= Jasmina Karanac =

Serbian politician and journalist

Jasmina Karanac (Јасмина Каранац; born June 10, 1967) is a journalist and politician in Serbia. A prominent figure on B92 television for many years, she has served in the National Assembly of Serbia since 2016 as a member of the Social Democratic Party of Serbia (SDPS).

==Early life and journalistic career==
Karanac was born in Čačak, in what was then the Socialist Republic of Serbia in the Socialist Federal Republic of Yugoslavia. She is a graduate of the University of Belgrade Faculty of Agriculture.

Karanac worked for TV Čačak in the 1990s and hosted the program TV Parlament, which featured regular appearances by prominent opponents of Slobodan Milošević's administration.
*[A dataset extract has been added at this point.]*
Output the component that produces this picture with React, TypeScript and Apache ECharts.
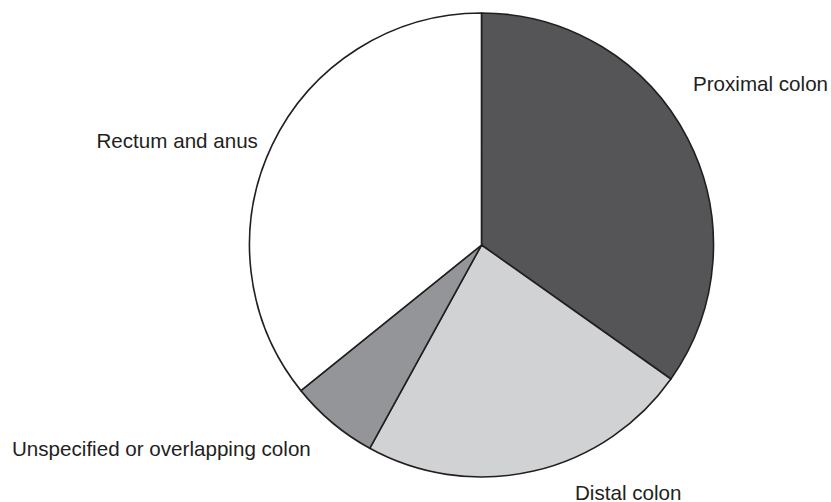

She joined B92 in August 2001 as a news editor and reporter, also producing documentaries on the deaths of Ivan Stambolić and Slavko Ćuruvija.

==Politician==
The SDPS contested the 2016 Serbian parliamentary election as part of the Serbian Progressive Party's coalition Aleksandar Vučić – Serbia Is Winning electoral list. Karanac was nominated to the sixtieth position on the list. She initially identified as a non-partisan candidate aligned with the SDPS, although she officially joined the party at some point thereafter. She was elected when the list won a majority with 131 out of 250 seats.

In the 2016–20 assembly, Karanac was the chair of the committee on human and minority rights and gender equality; a member of the parliamentary environmental protection committee and the committee on spatial planning, transport, infrastructure, and telecommunications; a deputy member of the committee on the rights of the child; the head of Serbia's parliamentary friendship group with Iran; and a member of the parliamentary friendship groups with Azerbaijan, Canada, China, Croatia, Cuba, Denmark, France, Germany, Italy, Kazakhstan, Norway, Pakistan, Russia, Sweden, the United Arab Emirates, the United Kingdom, and the United States of America.
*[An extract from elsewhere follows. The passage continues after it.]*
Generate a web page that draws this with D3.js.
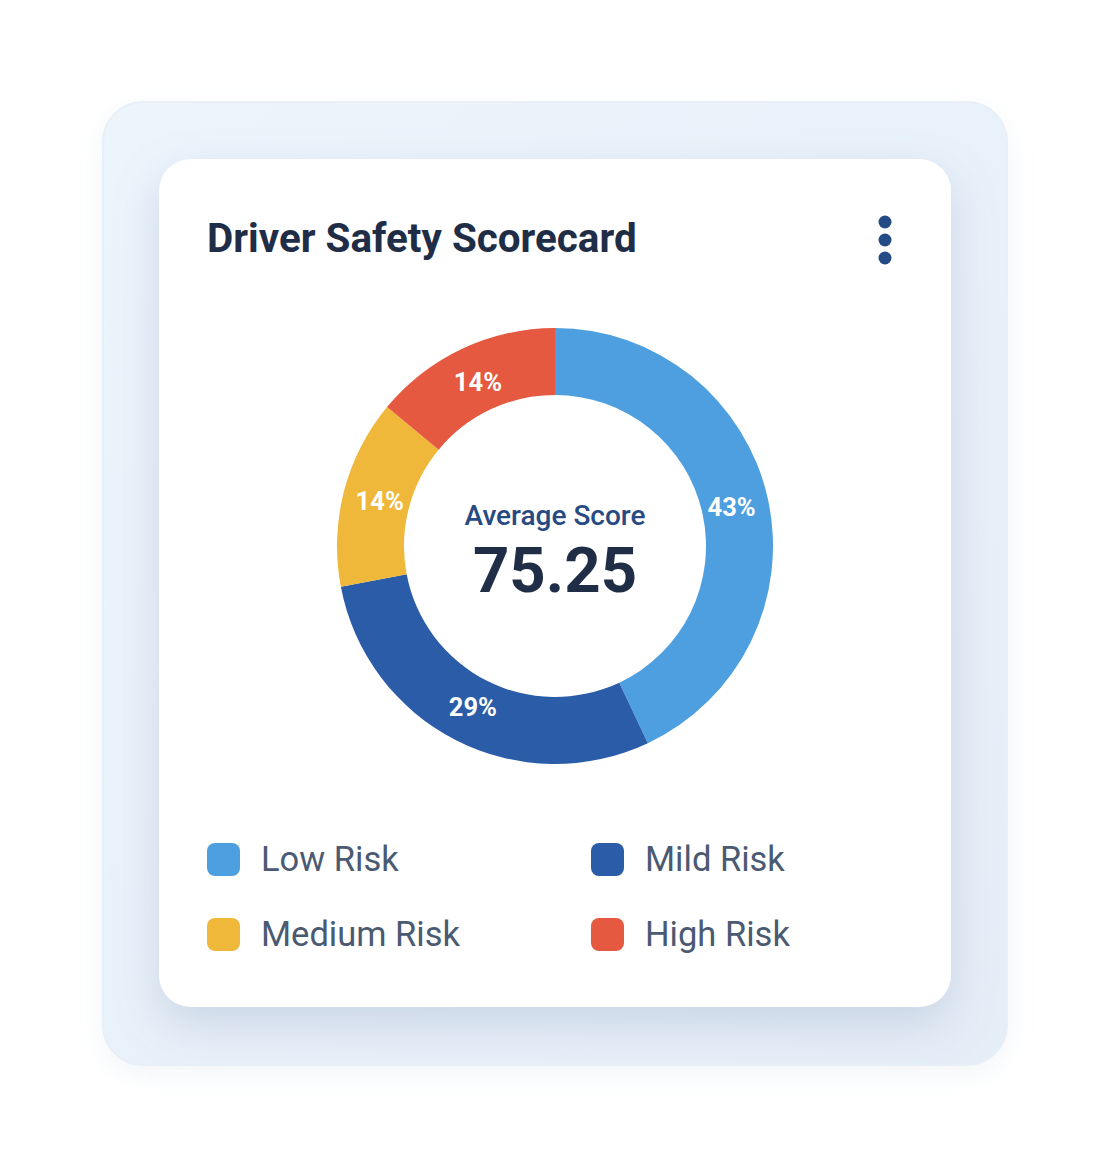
<!DOCTYPE html>
<html>
<head>
<meta charset="utf-8">
<script src="https://cdn.jsdelivr.net/npm/d3@7"></script>
<style>
  body { margin: 0; background: #fff; }
  svg { display: block; font-family: Roboto, "Noto Sans", sans-serif; }
</style>
</head>
<body>
<div class="chart"></div>
<script>
// chart data
var categories = ["Low Risk", "Mild Risk", "Medium Risk", "High Risk"];
var values = [43, 29, 14, 14];
var colors = ["#4d9fe0", "#2a5ca8", "#f0b83b", "#e45940"];
var avgLabel = "Average Score";
var avgScore = "75.25";

var svgWidth = 1110;
var svgHeight = 1167;

var svg = d3.select(".chart")
  .append("svg")
  .attr("width", svgWidth)
  .attr("height", svgHeight);

var defs = svg.append("defs");

var grad = defs.append("linearGradient")
  .attr("id", "panelGrad")
  .attr("x1", "0").attr("y1", "0")
  .attr("x2", "1").attr("y2", "1");
grad.append("stop").attr("offset", "0%").attr("stop-color", "#ecf4fc");
grad.append("stop").attr("offset", "100%").attr("stop-color", "#e5edf7");

var shadow = defs.append("filter")
  .attr("id", "cardShadow")
  .attr("x", "-20%").attr("y", "-20%")
  .attr("width", "140%").attr("height", "150%");
shadow.append("feDropShadow")
  .attr("dx", 0).attr("dy", 18)
  .attr("stdDeviation", 22)
  .attr("flood-color", "#8aa0bd")
  .attr("flood-opacity", 0.32);

var outerShadow = defs.append("filter")
  .attr("id", "outerShadow")
  .attr("x", "-10%").attr("y", "-10%")
  .attr("width", "120%").attr("height", "125%");
outerShadow.append("feDropShadow")
  .attr("dx", 0).attr("dy", 8)
  .attr("stdDeviation", 12)
  .attr("flood-color", "#c0cfe0")
  .attr("flood-opacity", 0.2);

// outer panel
svg.append("rect")
  .attr("x", 103).attr("y", 102)
  .attr("width", 904).attr("height", 963)
  .attr("rx", 40)
  .attr("fill", "url(#panelGrad)")
  .attr("stroke", "#e8eff7")
  .attr("stroke-width", 2)
  .attr("filter", "url(#outerShadow)");

// white card
svg.append("rect")
  .attr("x", 159).attr("y", 159)
  .attr("width", 792).attr("height", 848)
  .attr("rx", 32)
  .attr("fill", "#ffffff")
  .attr("filter", "url(#cardShadow)");

// title
svg.append("text")
  .attr("x", 207)
  .attr("y", 252)
  .attr("font-size", 40.4)
  .attr("font-weight", 700)
  .attr("fill", "#1f2d47")
  .text("Driver Safety Scorecard");

// kebab menu
svg.selectAll(".dot")
  .data([222, 240, 258])
  .enter()
  .append("circle")
  .attr("cx", 885)
  .attr("cy", d => d)
  .attr("r", 6.5)
  .attr("fill", "#234b85");

// donut
var cx = 555, cy = 546;
var outerR = 218, innerR = 151;

var pie = d3.pie().sort(null).value(d => d);
var arcs = pie(values);

var arc = d3.arc().innerRadius(innerR).outerRadius(outerR);
var labelArc = d3.arc().innerRadius(181).outerRadius(181);

var donut = svg.append("g")
  .attr("transform", `translate(${cx}, ${cy})`);

donut.selectAll("path")
  .data(arcs)
  .enter()
  .append("path")
  .attr("d", arc)
  .attr("fill", (d, i) => colors[i]);

var total = d3.sum(values);
donut.selectAll(".pct")
  .data(arcs)
  .enter()
  .append("text")
  .attr("class", "pct")
  .attr("transform", d => `translate(${labelArc.centroid(d)})`)
  .attr("text-anchor", "middle")
  .attr("dy", "0.36em")
  .attr("font-size", 25.5)
  .attr("font-weight", 700)
  .attr("fill", "#ffffff")
  .text(d => Math.round(d.data / total * 100) + "%");

// center text
donut.append("text")
  .attr("text-anchor", "middle")
  .attr("y", -21)
  .attr("font-size", 28)
  .attr("font-weight", 500)
  .attr("fill", "#274a82")
  .text(avgLabel);

donut.append("text")
  .attr("text-anchor", "middle")
  .attr("y", 46)
  .attr("font-size", 63.5)
  .attr("font-weight", 700)
  .attr("fill", "#1f2d47")
  .text(avgScore);

// legend
var legendX = d3.scalePoint().domain([0, 1]).range([207, 591]);
var legendY = d3.scalePoint().domain([0, 1]).range([859, 934]);

var legend = svg.selectAll(".legend")
  .data(categories)
  .enter()
  .append("g")
  .attr("class", "legend")
  .attr("transform", (d, i) => `translate(${legendX(i % 2)}, ${legendY(Math.floor(i / 2))})`);

legend.append("rect")
  .attr("x", 0)
  .attr("y", -16)
  .attr("width", 33)
  .attr("height", 33)
  .attr("rx", 8)
  .attr("fill", (d, i) => colors[i]);

legend.append("text")
  .attr("x", 54)
  .attr("dy", "0.36em")
  .attr("font-size", 34.5)
  .attr("fill", "#4a5a72")
  .text(d => d);
</script>
</body>
</html>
In early 2017, she was one of nine parliamentarians who took part in a working visit to America to study the country's political culture. In May of the same year, she was chosen as president of the SDPS's election staff for the upcoming municipal campaign in Belgrade.
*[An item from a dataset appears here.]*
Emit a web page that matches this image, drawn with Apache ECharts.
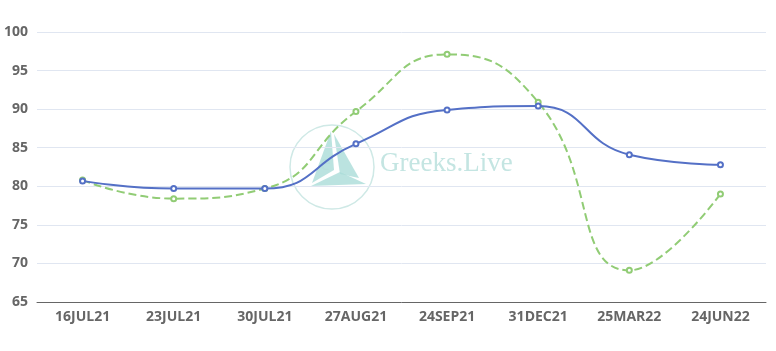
<!DOCTYPE html>
<html lang="en">
<head>
  <meta charset="UTF-8">
  <script src="https://cdn.jsdelivr.net/npm/echarts@6/dist/echarts.min.js"></script>
  <style>
    html, body { margin: 0; padding: 0; background: #fff; }
    #container { width: 776px; height: 351px; }
  </style>
</head>
<body>
  <div id="container"></div>
  <script>
    // expiry dates on the x axis
    var categories = ['16JUL21', '23JUL21', '30JUL21', '27AUG21', '24SEP21', '31DEC21', '25MAR22', '24JUN22'];
    // solid blue series
    var seriesA = [80.7, 79.7, 79.7, 85.5, 89.9, 90.4, 84.1, 82.8];
    // dashed green series
    var seriesB = [80.8, 78.4, 79.7, 89.7, 97.1, 90.9, 69.1, 79.0];

    var myChart = echarts.init(document.getElementById('container'));

    var labelFont = {
      color: '#666',
      fontSize: 14,
      fontWeight: 'bold',
      fontFamily: '"Open Sans", "Noto Sans", sans-serif'
    };

    var option = {
      animation: false,
      grid: { left: 37, right: 10, top: 32, bottom: 49 },
      xAxis: {
        type: 'category',
        data: categories,
        boundaryGap: true,
        axisLine: { lineStyle: { color: '#666' } },
        axisTick: { lineStyle: { color: '#666' } },
        axisLabel: Object.assign({ margin: 8 }, labelFont)
      },
      yAxis: {
        type: 'value',
        min: 65,
        max: 100,
        interval: 5,
        axisLabel: Object.assign({ margin: 9 }, labelFont),
        splitLine: { lineStyle: { color: '#E0E6F1' } }
      },
      graphic: [
        {
          type: 'group',
          silent: true,
          z: 0,
          children: [
            { type: 'circle', shape: { cx: 332, cy: 167, r: 42 }, style: { fill: 'none', stroke: '#cfe9e6', lineWidth: 1.5 } },
            { type: 'polygon', shape: { points: [[331, 131], [312, 183], [334, 170]] }, style: { fill: '#aadcd8', opacity: 0.8 } },
            { type: 'polygon', shape: { points: [[334, 134], [359, 178], [340, 174]] }, style: { fill: '#aadcd8', opacity: 0.8 } },
            { type: 'polygon', shape: { points: [[311, 186], [340, 172], [366, 184]] }, style: { fill: '#aadcd8', opacity: 0.8 } },
            { type: 'text', x: 320, y: 152, style: { text: 'e', font: '24px "Liberation Serif", serif', fill: '#b8e0dc' } },
            { type: 'text', x: 380, y: 150, style: { text: 'Greeks.Live', font: '27px "Liberation Serif", "DejaVu Serif", serif', fill: '#c4e5e2' } }
          ]
        }
      ],
      series: [
        {
          type: 'line',
          data: seriesA,
          smooth: true,
          symbol: 'emptyCircle',
          symbolSize: 5,
          itemStyle: { color: '#5470c6' },
          lineStyle: { color: '#5470c6', width: 2 },
          z: 3
        },
        {
          type: 'line',
          data: seriesB,
          smooth: true,
          symbol: 'emptyCircle',
          symbolSize: 5,
          itemStyle: { color: '#91cc75' },
          lineStyle: { color: '#91cc75', width: 2, type: 'dashed' },
          z: 2
        }
      ]
    };

    myChart.setOption(option);
  </script>
</body>
</html>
She received the thirtieth position on the Progressive Party's Aleksandar Vučić — For Our Children electoral list for the 2020 Serbian parliamentary election and was returned for a second term when the list won a landslide victory with 188 mandates. She now serves on the environmental protection committee and the committee on the economy, regional development, trade, tourism, and energy; is a member of the European Union–Serbia stabilization and association committee; leads the parliamentary friendship groups with Iran and Saint Vincent and the Grenadines; and serves on the friendship groups with Algeria, Australia, China, Cyprus, France, Georgia, Germany, Greece, Israel, Italy, Kazakhstan, Mauritius, Morocco, Namibia, Portugal, Russia, Spain, Sweden, the United Kingdom, the United States of America, and Uzbekistan.